The sea, whispering and seemingly endless, is a perfect natural elemental centre for the supernatural. It holds creatures that are alien to us in its depths, it is unknowable and claims lives, and yet it can be a source of great comfort and protection. The Draugen of myth emerge, corporeal and corpse-like, from watery graves. In the game there are strong indications that the beginning of the end came when somebody fell into the sea, or was pushed. A drowning, retribution, an exodus, a plague of gossip and superstition – the village is certainly haunted in one way or another.
In his attempts to rationalise terrible occurrences that may be the result of unscientific processes, or may simply have the irrationality of human nature at their root, Draugen’s protagonist will become haunted as well. He is prone to hallucinations, caused by visual impairment in what may be a form of Charles Bonnet Syndrome. Indeed, his short-sightedness is a key feature of the game.
“This is what happens when people who wear glasses design their own game.” Tornquist claims the glasses will play a significant role, particularly during the long dark nights of the soul. “They can be cracked and sometimes you will need to remove them and clean them so that your view isn’t blurred or obscured.” And then there are the hallucinations. “I’ve never experienced them myself but we have done our research.”
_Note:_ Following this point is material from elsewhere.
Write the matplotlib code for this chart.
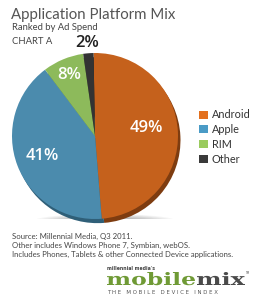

At present, the glasses and the red connecting thread are the only mechanical parts of the game that the team are discussing, and the implementation isn’t locked down yet. When Dreamfall ships, the focus will be on Draugen and a lot of the work taking place at present is preliminary and experimental. ”
Conversation turned to Dear Esther and Gone Home, the latter a game that Tornquist particularly admires, and I put forward my theory that Fullbright’s debut might be remembered like the early days of 3d graphics. Wonderful work for the time but swiftly dated. I feel that some developers are feeling around the edges of what is possible with narrative design that doesn’t rely on the punctuation of puzzles or heavy loads of text.
With Draugen, Red Thread are taking on board the methods that other designers are using and looking for ways to add something new. It’s impossible to say whether the experiment will pay off but I’m glad that it’s taking place. Draugen’s announcement came at a strange time, while Dreamfall Chapters was still enjoying the limelight, but it’s far from being ‘Red Thread’s Other Game’ in any slighting sense. Free from the restraints of a long-running series and the demands of a publisher, Draugen may be the first game to enjoy the full benefits of the team’s newfound independence.